È il titolo di un libro molto bello... anche se non recente, che aiuta a capire i meccanismi inconsci che ci portano a vivere e ad accettare alcuni rapporti dolorosi e deleteri per la nostra persona, ed a comprendere le reazioni a volte assurde di alcune persone che si relazionano con noi.Inizia così:
Non sapevamo di amare troppo. Non sapevamo che amare troppo è un male dell'anima, anzi detto "freddamente" è un disagio psichico determinato da una dipendenza a una sorta di droga della quale non si può fare a meno. Non sapevamo di amare troppo finchè fino a ieri la dedizione totale all'altro era incondizionata, generosa, dimentica dei propri diritti...esemplare.
Tante, troppe cose avverse della mia vita, me le sono volute, e il ginepraio inestricabile nel quale mi dibatto senza trovare una via di uscita me lo sono fabbricato da me, con la mia mente e il mio cuore, nell'ansia di investire quello straordinario patrimonio affettivo, di darli un senso, finendo di collocarlo dove apparentemente ce n'è bisogno, e al servizio di qualcuno che ne fa spreco, senza nessuna intenzione o preoccupazione di ricambiare.
Solo dopo aver acquistato la lucidità necessaria, quindi, quando si è deciso di sfuggire (da con confondere con "fuggire"), bisogna imparare a stare tranquille, a guarire per salvarsi la vita.
Salvarsi la vita, non è solamente impedirsi di "morire fisicamente", ma salvare la nostra persona da maltrattamenti morali, a volte anche da quelli fisici. Anche se non si sa per quale motivo, a volte, si è dipendenti da questi comportamenti, come se fosse la giusta punizione per la nostra inadeguatezza, per il nostro valere nulla. Dobbiamo pagare, "giustamente pagare", non rendendoci conto che distruggiamo il nostro "io", ovvero la nostra identità di persona.
Nel momento in cui si decide di spezzare questa dipendenza, è morire e cercare di rinascere, nonostante dall'altra parte, compagno/compagna/amica tenti disperatamente, con messaggi magari ancora più violenti, di farci ritornare sui nostri passi. Non a caso persone ripetono per mesi, anni le stesse cose, gli stessi insulti, le stesse ossessioni, proprio perché cercano di far rivivere in noi quel meccanismo di dipendenza, di riavvolgerci nella spirale, di "dare nonostante tutto", andare oltre "nonostante tutto", giustificare "nonostante tutto"... Spirale nella quale comunque ci si sentiva gratificate, se pur ridotte a misere comparse, chiedendoci ogni giorno "come può non amarmi, se faccio tutto questo?". In realtà è solo un nascosto prezzolare per far dimenticare all'altra persona quello che noi crediamo ci manchi.

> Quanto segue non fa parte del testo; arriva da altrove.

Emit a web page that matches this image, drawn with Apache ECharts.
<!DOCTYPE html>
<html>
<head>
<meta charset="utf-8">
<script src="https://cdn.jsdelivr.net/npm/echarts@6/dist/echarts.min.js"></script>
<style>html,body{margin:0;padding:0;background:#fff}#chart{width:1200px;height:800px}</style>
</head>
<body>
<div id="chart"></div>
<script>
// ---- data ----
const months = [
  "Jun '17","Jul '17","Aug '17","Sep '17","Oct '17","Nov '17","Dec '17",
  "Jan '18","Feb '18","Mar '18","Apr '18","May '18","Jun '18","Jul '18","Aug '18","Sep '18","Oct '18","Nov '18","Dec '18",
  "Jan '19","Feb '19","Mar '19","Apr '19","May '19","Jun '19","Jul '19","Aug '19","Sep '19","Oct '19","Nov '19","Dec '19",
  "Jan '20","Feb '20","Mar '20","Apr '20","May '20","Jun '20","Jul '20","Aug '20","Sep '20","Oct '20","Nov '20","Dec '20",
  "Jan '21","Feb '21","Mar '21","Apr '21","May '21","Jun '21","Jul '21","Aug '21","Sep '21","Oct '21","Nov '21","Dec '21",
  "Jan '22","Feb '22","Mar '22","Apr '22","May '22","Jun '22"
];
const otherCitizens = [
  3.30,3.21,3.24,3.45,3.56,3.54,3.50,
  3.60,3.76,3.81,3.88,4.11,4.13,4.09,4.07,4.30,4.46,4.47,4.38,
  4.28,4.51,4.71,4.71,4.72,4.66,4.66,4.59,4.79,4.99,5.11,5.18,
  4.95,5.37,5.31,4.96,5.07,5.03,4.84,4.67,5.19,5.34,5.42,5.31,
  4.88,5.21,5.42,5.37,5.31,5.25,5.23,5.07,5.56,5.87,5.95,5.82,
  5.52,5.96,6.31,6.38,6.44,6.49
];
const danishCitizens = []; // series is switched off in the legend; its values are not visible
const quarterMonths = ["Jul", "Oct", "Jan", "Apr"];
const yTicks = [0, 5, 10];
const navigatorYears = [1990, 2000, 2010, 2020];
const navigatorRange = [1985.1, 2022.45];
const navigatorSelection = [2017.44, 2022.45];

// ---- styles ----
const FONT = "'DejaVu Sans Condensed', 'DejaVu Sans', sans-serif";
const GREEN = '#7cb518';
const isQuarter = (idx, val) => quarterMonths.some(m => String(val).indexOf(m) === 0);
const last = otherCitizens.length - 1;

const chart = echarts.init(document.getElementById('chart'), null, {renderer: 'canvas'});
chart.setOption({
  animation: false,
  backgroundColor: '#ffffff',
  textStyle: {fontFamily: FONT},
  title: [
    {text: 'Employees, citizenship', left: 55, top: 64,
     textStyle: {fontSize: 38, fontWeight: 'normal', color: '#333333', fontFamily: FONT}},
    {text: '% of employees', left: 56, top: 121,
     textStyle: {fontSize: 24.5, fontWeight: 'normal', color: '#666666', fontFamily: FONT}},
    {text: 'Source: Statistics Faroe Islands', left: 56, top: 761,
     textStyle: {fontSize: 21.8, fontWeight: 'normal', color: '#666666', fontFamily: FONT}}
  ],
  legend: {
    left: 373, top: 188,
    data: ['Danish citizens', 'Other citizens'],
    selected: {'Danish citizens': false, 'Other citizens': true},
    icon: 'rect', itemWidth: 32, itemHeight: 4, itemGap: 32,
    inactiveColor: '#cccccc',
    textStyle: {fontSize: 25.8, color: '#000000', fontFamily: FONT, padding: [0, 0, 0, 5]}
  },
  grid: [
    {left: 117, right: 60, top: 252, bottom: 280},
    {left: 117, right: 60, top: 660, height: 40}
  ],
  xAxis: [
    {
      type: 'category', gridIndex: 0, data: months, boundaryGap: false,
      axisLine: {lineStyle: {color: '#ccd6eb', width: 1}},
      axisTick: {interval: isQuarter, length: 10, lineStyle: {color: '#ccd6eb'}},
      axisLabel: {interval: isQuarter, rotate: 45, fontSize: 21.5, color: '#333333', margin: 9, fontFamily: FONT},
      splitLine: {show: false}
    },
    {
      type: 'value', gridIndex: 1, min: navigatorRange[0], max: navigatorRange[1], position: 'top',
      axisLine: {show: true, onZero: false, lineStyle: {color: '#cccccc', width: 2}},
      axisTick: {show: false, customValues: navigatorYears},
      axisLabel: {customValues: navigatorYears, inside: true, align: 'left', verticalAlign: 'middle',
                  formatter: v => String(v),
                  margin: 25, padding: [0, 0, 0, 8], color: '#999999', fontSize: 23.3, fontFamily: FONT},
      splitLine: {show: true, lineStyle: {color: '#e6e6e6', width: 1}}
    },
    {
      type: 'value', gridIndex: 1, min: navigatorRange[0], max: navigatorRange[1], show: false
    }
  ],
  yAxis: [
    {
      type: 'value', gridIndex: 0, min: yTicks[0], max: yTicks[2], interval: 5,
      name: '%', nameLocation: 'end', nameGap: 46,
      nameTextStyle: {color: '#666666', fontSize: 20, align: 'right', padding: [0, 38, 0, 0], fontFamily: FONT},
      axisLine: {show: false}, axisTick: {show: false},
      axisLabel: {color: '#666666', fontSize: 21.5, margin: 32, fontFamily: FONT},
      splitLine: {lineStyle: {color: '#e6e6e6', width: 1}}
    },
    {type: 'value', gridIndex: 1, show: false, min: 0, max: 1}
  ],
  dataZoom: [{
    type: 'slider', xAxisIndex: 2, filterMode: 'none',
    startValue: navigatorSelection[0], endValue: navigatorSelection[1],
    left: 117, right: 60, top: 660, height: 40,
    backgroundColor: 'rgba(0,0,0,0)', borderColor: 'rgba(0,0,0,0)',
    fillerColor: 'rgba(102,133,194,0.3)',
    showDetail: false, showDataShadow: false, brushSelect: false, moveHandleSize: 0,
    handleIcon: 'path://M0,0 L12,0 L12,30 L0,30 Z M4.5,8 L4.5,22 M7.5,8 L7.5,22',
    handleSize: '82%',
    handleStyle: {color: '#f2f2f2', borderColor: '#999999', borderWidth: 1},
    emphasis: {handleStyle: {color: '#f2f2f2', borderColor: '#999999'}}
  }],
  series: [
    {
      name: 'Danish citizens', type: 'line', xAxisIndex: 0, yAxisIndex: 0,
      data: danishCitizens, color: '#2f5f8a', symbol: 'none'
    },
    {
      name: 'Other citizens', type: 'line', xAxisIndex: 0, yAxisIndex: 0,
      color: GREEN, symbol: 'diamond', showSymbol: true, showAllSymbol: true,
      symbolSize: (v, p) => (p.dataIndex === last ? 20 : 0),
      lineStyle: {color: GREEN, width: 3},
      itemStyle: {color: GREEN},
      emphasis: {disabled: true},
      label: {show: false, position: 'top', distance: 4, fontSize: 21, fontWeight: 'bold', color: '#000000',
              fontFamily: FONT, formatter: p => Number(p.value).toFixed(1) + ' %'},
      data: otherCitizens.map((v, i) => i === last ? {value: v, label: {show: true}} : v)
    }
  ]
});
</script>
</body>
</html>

Molto spesso chi soffre di questa dipendenza relazionale preferisce fantasticare su una relazione piuttosto che impegnarsi realmente, come le donne che sposano i carcerati, o che non sanno spiegarsi perché si innamorano solo di uomini non liberi. Tutto ciò è come se fosse un evitare di mettersi alla prova nel reale, evitare di doversi mostrare nella quotidianità, in un'intimità... È evitare il confronto diretto con il rapporto, fugaci incontri di poche ore; relazioni via internet, amori epistolari che durano anni, la speranza in un domani che cambierà le cose... sperando, inconsciamente, che non cambino mai... Questo per la pochissima stima che nutriamo per noi stessi.
Nessun amore giustifica la "distruzione morale" o fisica della nostra persona e, solo se si avrà la giusta stima di se stessi, si potrà sperare di avere un rapporto alla pari, uno scambio equo di dare/avere. Il sottovalutarsi porterà ad un inevitabile "farsi calpestare". Comprendere gli altri a tutti i costi porterà a non aver tempo di comprendere noi, i nostri desideri, le nostre ambizioni. Solo quando la nostra vita sarà serena e solo quando l’altro non rappresenterà più l’unico scopo della nostra vita, ma un completamento di essa, allora, ma solo allora saremo in grado di amare tanto, tantissimo, non "troppo".